In February 1914, Allen signed with the Federal League's Buffalo Buffeds. He made his major league debut on May 1, 1914 but various injuries shortened his rookie season. In 1915, he returned and played in an MLB career-high 84 games. He committed 21 errors and batted .205.

The Federal League folded after 1915, and Allen was sold to the Chicago Cubs. He played 5 games for Chicago, going 1 for 16 at the plate. He then returned to the minors for 1916 and 1917. The Cincinnati Reds bought his contract in 1917, and he was a backup catcher on the major league squad from 1918 to 1920. In 1919, he batted .320 (in 15 games), and the Reds won the National League pennant and World Series.

Allen was traded to the American Association's St. Paul Saints before the 1921 season. He batted .317 in 128 games during his first campaign in St. Paul. He then served as the team's manager from 1924 to 1928, winning one pennant. In mid-1929, he took over as manager for the Tulsa Oilers of the Western League and guided that team to a pennant, as well.

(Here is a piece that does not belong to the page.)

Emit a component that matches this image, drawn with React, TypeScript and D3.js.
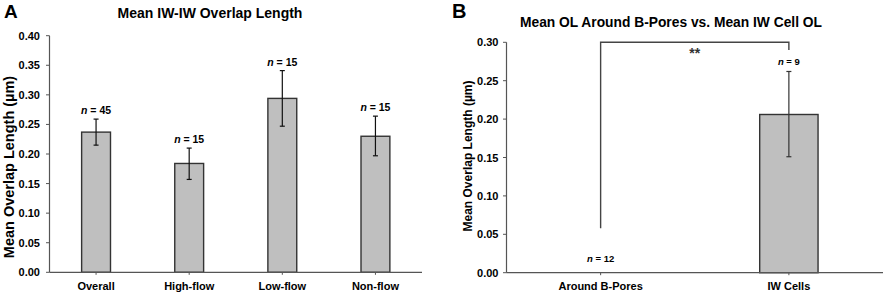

Allen was a manager and scout for various teams in the 1930s. Known as "Roarin' Nick" because of his "umpire baiting" on the field, Allen claimed that his actions were done solely to increase attendance at the ballpark.

Allen was hospitalized in February 1939 for cancer, and he died on October 16, 1939. He is buried at Ninnescah Cemetery in Udall, Kansas.